**GIVEN TASK:** Go through the data below and gather each line containing "this".

=== DATA LINES ===

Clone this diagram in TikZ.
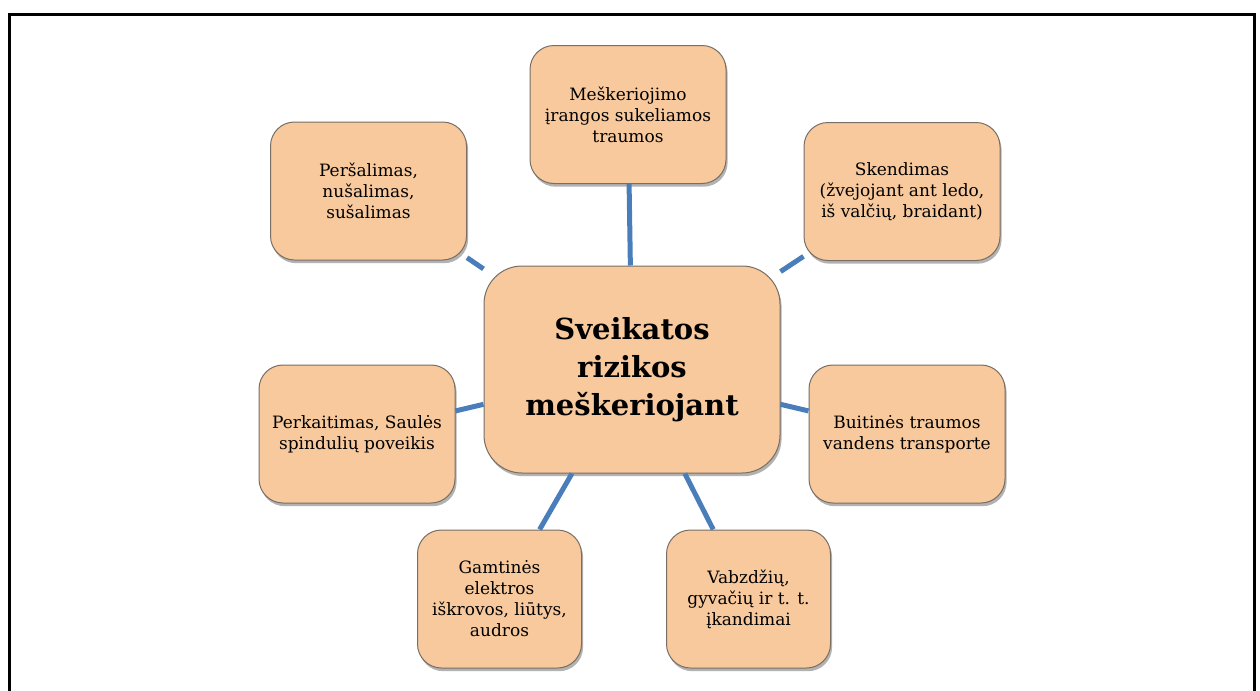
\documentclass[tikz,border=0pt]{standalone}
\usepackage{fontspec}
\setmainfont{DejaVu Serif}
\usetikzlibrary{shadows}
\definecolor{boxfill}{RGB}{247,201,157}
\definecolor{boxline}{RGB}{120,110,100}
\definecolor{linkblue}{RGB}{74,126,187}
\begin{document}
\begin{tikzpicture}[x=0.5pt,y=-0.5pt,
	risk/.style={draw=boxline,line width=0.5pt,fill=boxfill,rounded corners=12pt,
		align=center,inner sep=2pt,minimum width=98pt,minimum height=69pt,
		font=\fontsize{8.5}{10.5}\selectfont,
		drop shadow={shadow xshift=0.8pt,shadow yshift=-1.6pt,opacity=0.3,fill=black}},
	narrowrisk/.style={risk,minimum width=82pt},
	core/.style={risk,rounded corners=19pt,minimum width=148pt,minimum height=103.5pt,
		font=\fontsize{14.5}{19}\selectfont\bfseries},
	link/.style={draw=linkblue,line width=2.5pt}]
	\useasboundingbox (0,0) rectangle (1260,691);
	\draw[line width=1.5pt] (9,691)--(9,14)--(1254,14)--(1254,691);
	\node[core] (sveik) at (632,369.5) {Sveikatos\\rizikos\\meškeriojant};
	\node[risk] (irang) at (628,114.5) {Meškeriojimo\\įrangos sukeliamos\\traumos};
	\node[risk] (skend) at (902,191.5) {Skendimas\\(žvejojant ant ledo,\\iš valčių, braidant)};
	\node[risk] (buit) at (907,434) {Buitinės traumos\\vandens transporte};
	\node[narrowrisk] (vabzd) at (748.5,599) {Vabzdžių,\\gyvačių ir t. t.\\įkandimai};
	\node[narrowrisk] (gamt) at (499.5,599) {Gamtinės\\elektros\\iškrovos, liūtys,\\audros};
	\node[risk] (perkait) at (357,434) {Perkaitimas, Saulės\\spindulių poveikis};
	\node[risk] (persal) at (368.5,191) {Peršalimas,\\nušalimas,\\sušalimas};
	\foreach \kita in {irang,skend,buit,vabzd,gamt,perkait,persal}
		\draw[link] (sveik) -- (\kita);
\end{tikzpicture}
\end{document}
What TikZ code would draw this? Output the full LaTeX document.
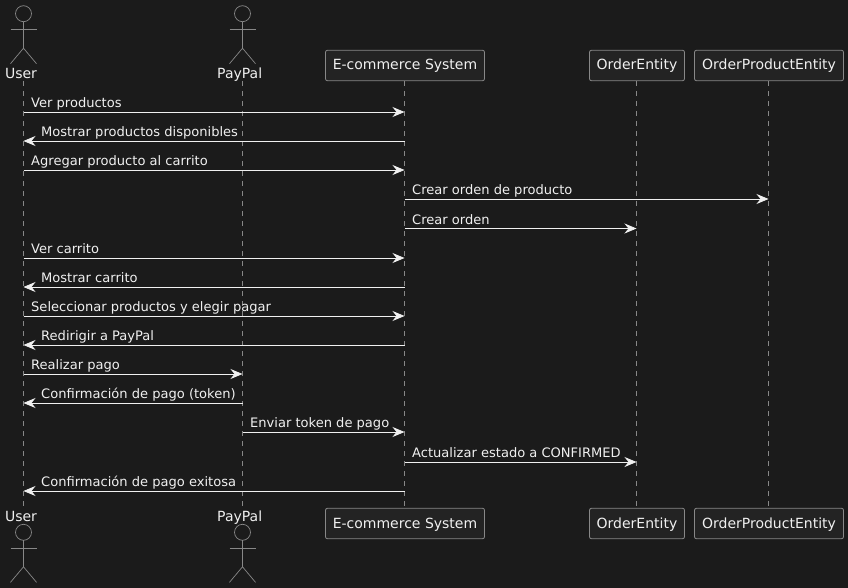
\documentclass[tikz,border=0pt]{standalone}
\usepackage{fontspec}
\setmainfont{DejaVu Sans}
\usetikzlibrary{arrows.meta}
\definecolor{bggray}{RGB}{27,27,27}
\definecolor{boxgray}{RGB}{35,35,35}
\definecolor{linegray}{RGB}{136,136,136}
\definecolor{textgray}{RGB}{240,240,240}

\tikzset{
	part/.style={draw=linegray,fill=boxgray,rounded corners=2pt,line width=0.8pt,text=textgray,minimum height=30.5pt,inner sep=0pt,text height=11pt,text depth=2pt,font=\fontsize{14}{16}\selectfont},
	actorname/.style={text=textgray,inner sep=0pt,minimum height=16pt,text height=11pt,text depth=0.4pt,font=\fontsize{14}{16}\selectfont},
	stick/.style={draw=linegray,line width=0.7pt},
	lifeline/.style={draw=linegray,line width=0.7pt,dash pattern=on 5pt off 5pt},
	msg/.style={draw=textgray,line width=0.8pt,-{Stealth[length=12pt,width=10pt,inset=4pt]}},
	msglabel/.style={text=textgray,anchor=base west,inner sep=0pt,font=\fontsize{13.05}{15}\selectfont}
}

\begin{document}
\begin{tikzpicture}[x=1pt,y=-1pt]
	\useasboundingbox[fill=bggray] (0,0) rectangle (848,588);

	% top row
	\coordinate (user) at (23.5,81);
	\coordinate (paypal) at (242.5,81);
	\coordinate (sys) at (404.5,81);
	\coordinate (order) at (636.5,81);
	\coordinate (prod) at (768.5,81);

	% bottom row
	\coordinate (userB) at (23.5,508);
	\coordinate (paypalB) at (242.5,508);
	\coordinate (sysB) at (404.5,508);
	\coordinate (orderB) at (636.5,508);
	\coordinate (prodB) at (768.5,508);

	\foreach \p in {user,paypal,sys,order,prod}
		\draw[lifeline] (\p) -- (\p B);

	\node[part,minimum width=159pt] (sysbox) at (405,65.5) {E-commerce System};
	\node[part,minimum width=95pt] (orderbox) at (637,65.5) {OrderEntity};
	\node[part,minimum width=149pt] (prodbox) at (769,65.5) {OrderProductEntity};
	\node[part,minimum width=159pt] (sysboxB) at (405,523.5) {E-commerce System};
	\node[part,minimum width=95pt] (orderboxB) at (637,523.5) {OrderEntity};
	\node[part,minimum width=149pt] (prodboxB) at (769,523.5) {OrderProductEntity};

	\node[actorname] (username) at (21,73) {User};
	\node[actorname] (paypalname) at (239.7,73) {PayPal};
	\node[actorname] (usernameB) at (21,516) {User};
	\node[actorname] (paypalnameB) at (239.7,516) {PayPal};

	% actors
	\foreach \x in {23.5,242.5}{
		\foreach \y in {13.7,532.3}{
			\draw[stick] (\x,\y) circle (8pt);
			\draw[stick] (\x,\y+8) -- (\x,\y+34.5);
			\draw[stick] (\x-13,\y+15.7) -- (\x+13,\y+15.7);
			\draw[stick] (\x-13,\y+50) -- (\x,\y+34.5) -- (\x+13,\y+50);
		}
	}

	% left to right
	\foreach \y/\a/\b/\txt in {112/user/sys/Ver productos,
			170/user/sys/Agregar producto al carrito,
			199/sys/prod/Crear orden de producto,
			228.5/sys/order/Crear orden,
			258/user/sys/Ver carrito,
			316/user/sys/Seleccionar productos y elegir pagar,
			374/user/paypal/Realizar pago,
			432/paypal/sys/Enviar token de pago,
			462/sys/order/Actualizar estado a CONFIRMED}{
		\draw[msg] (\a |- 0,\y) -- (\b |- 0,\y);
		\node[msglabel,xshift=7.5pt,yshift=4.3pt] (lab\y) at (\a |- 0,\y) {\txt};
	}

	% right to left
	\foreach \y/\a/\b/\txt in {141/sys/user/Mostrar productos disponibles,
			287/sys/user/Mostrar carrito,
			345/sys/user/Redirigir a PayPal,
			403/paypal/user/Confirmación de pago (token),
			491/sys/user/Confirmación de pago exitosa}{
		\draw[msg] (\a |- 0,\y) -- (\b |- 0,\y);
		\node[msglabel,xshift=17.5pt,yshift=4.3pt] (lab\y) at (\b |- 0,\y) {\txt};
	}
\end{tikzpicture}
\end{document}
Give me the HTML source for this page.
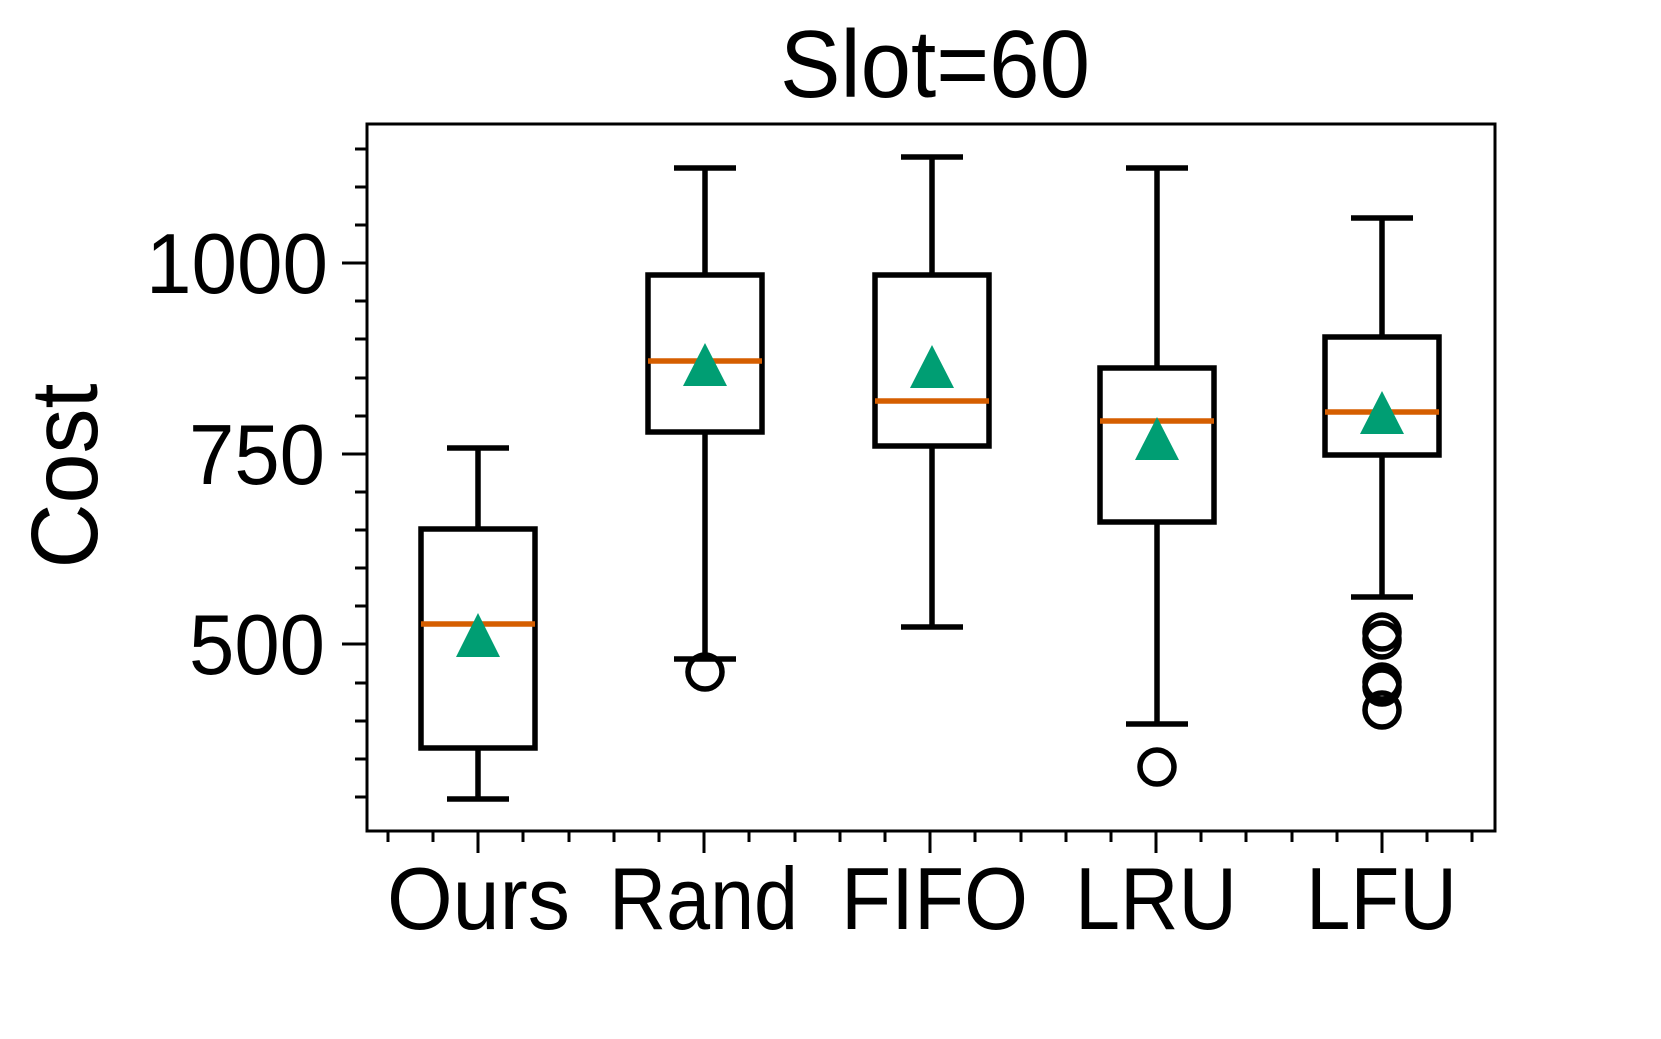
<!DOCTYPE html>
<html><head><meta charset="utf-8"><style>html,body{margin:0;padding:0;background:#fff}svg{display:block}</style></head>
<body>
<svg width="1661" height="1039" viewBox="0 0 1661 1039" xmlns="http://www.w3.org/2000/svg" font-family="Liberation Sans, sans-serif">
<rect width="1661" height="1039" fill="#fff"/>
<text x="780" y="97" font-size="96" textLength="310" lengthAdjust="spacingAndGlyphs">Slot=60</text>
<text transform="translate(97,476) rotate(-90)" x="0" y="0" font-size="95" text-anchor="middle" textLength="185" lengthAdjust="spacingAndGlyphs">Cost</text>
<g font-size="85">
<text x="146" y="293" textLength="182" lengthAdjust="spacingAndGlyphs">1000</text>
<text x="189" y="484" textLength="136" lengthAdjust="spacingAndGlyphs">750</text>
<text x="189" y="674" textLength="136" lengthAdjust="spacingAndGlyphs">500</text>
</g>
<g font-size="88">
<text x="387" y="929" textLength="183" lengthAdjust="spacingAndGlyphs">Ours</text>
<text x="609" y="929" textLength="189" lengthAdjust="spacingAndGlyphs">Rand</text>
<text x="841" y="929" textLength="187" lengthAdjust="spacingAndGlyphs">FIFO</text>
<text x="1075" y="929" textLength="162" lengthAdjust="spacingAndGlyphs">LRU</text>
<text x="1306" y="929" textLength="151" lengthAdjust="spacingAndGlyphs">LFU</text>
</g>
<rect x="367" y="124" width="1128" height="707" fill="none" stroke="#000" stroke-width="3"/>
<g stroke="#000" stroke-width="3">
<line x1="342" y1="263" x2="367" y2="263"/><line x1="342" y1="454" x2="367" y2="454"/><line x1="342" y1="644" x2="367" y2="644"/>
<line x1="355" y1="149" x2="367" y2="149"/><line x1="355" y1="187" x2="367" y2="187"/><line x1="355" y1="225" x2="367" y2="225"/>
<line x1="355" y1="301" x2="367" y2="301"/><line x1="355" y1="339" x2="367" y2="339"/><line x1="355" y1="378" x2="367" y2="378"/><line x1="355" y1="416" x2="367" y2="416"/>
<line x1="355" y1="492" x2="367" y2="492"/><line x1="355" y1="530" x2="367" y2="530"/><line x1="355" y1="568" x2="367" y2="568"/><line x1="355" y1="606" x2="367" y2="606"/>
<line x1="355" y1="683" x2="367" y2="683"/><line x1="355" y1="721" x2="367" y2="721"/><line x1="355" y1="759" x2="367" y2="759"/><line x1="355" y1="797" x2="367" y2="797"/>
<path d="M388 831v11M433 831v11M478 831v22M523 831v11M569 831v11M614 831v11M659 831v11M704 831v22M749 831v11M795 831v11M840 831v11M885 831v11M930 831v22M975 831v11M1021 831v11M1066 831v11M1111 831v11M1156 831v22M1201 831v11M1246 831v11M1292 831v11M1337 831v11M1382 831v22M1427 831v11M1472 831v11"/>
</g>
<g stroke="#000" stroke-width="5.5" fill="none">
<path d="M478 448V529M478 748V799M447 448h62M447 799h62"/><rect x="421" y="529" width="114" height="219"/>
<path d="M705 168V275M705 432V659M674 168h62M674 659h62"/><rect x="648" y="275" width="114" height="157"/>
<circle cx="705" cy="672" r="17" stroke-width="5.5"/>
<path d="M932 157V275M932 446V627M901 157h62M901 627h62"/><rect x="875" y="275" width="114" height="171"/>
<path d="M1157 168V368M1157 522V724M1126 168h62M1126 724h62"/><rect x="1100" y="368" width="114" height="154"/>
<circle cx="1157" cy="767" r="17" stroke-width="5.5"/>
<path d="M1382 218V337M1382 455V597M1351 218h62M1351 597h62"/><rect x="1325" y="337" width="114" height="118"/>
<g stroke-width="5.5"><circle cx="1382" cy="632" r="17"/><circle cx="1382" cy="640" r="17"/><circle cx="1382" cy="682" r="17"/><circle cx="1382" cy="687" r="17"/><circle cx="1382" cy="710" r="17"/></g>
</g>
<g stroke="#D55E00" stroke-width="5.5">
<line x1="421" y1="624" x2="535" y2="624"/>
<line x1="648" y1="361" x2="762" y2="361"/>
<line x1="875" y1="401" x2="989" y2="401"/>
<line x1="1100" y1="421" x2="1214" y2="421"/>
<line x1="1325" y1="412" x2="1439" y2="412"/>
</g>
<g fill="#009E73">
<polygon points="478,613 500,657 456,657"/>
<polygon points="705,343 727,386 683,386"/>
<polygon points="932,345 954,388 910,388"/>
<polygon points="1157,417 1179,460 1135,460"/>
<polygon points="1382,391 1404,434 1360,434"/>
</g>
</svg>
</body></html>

===

**RESPONSE:**
Clone this diagram in TikZ.
What TikZ code would draw this? Output the full LaTeX document.
Give me the HTML source for this page.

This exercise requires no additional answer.